Will it work? Once again, it is a step in the right direction. But what's going to happen if the credit markets are still frozen when longer maturity debt falls due, impairing the ability of the companies to fund themselves at economic rates? 

This is how to unfreeze the credit markets - create a centralised exchange for interbank lending. It looks as though we're moving in that direction in the CDS derivatives market already - why not do the same for interbank lending? If I buy an SPX future on the CME or a copper future on the LME, I don't care who took the other side of my trade. The only counterparty risk I have is with the exchange which effectively insures me against counterparty default by charging me a fee which I pay for with membership of the exchange. There should be a similar mechanism in place initially provided for by the governments, for interbank loans. Effectively, the fear of counterparty default would be removed and banks would once again be in a position to lend to one another. 

On March 6th, 1933 facing the prospect of a run on the banking system and on the country's gold reserves, Roosevelt declared a bank holiday to commence four days. In those days Congress hurriedly passed the Emergency Banking Act (By March 9th Henry B. Steagall, Chairman of the Committee on Banking and Currency, apparently had the only copy of the bill in the House. Waving the copy over his head, he entered the House chamber reportedly shouting, “Here’s the bill. Let’s pass it!" They did so in 40mins and a few hours later the House approved it.) Among other things, the Act allowed the RTC to take equity stakes in private sector banks and set up the FDIC deposit insurance scheme. I say we do the same thing right now - we all get a week to recover, the policy makers get a week to set up a centralised clearing exchange for interbank lending and recapitalise our banks.    

Central banks should also be cutting rates though and at long last it now looks as though they're finally about to. So far, the unconventional measures don't appear to have meaningfully narrowed any risk spreads. Rate cuts won't either but at least they'd lower the ultimate cost of capital for those able to get finance. All this delay has felt like we've been watching the house burn down but are scared to turn the hose because we're worried about the water bill ... better late than never I guess, but there isn't much of a house left ... 

But here's another problem - who the hell is going to finance the US current account deficit? The cash-rich surplus economies currently doing the financing aren't looking to clever at the moment and any sudden withdrawal of capital by them could introduce another black swan in a sky filled with them.

For example, illustration of the confusion over the seriousness of the situation in the Chinese real estate markt was provided by Morgan Stanley. One of their economists - Mr. Wang - predicted that "A substantial improvement in the inflation outlook should help ease the lingering concerns about the inflationary consequences of an expansionary macroeconomic policy,'' and that he " ... expects a decisive policy shift toward boosting growth in the coming weeks and months." All sounds sensible enough. Except that the main risk to his forecast was a "meltdown'' in the property sector across the country which "would lead to a massive collapse in real-estate investment". Wang said the consequences of this could be so serious as too offset any pro-growth policies the authorities might attempt, but put such a probability at a comforting 25%. 

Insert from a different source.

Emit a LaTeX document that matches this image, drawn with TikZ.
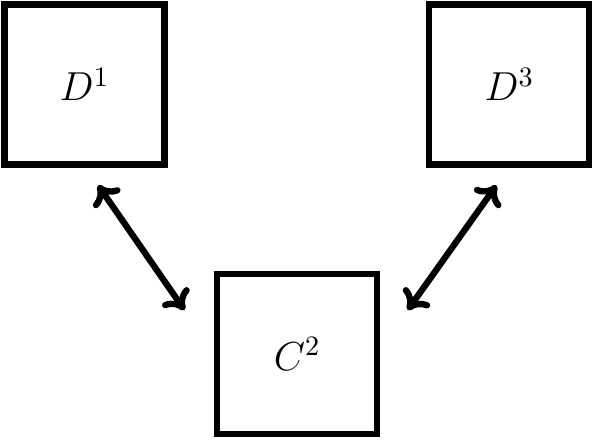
\documentclass[tikz,border=0pt]{standalone}
\usepackage{amsmath}
\usepackage{tikz}
\usetikzlibrary{arrows.meta,positioning}

\begin{document}
\begin{tikzpicture}[>={To[length=6.5pt,width=11.5pt]}, font=\Large,
    box/.style={draw, line width=2.25pt, minimum size=2cm, outer sep=0pt}]
        \useasboundingbox (-1.056,1.056) rectangle (6.394,-4.531);
        % Top left
        \node[box] (d1) {$D^1$};
        % Top right
        \node[box, right=3.31cm of d1] (d3) {$D^3$};
        % Bottom
        \node[box, below=1.37cm of d1.south, xshift=2.66cm] (c2) {$C^2$};

        % Arrows
        \draw[<->, line width=2.25pt] ([xshift=0.17cm, yshift=-0.26cm]d1.south)
            -- ([xshift=-0.41cm, yshift=0.55cm]c2.west);
        \draw[<->, line width=2.25pt] ([xshift=-0.16cm, yshift=-0.26cm]d3.south)
            -- ([xshift=0.38cm, yshift=0.55cm]c2.east);
    \end{tikzpicture}
\end{document}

Last month, Jerry Lou, one of their strategist said the likelihood of a meltdown was high. Annecdotally, white elephants can be found all over China - empty hotels, shopping malls and sports facilities. And those white elephants are collateral on banks balance sheets somewhere. Also, its nearly always wrong to trust an economist's view, especially if he's a good one. So I'm even more worried that Mr Jerry Lou might be right. If he is, the Chinese will join the Koreans who are already repatriating their dollar holdings to shore up domestic liquidity shortages  ... 

Meanwhile, Russian President Dmitry Medvedev pledged $36 billion of loans to the country's banks for five years to help unfreeze credit markets. That takes the total Russian lending to banks and companies via loans, cash auctions and tax cuts to $190bn in an effort to maintain a decade-long economic boom.  And just in case a quick glance at the stock market didn't tell you how bad things were (down 65% since late May) Russia's big four oil companies have asked the government for loans to refinance debt. Gazprom, Lukoil, Rosneft and TNK-BP are all struggling to raise liquidity at economic rates and so are tapping government reserves ... 

... and in the UAE, the central bank also injected $16bn dollars into their banking system to relieve liquidity shortages there. Nevertheless, Dubai plans to build a 350 billion dirham ($95 billion) development, Jumeirah Gardens, that will be home to up to 60,000 people. It will include offices, retail, residential buildings, two hotels as well as a high-end shopping area andis expected to be complete by the fourth quarter of 2013. Apparently, they think the real estate boom has nothing to do with the recently high but now falling oil price, even though the UAE were shut out of credit markets in 1999 ... if it wasn't so tragic it'd be funny ... 

Speaking of oil ... have the Saudis already pulled back in the 500k bpd they they sold into the mkt after oil hit $147? OPEC members pumped an average 32.19 million barrels a day last month, down 425,000 barrels a day from August, according to the survey of oil companies, producers and analysts. As Goldmans back away from their uber bullish forecast, now saying a rise to $120 was unlikely any time soon, Libya called for OPEC production cuts. The president of OPEC Chakib Khelil said the group would take "appropriate measures" to stabilise markets ... bring back the evil speculators maybe?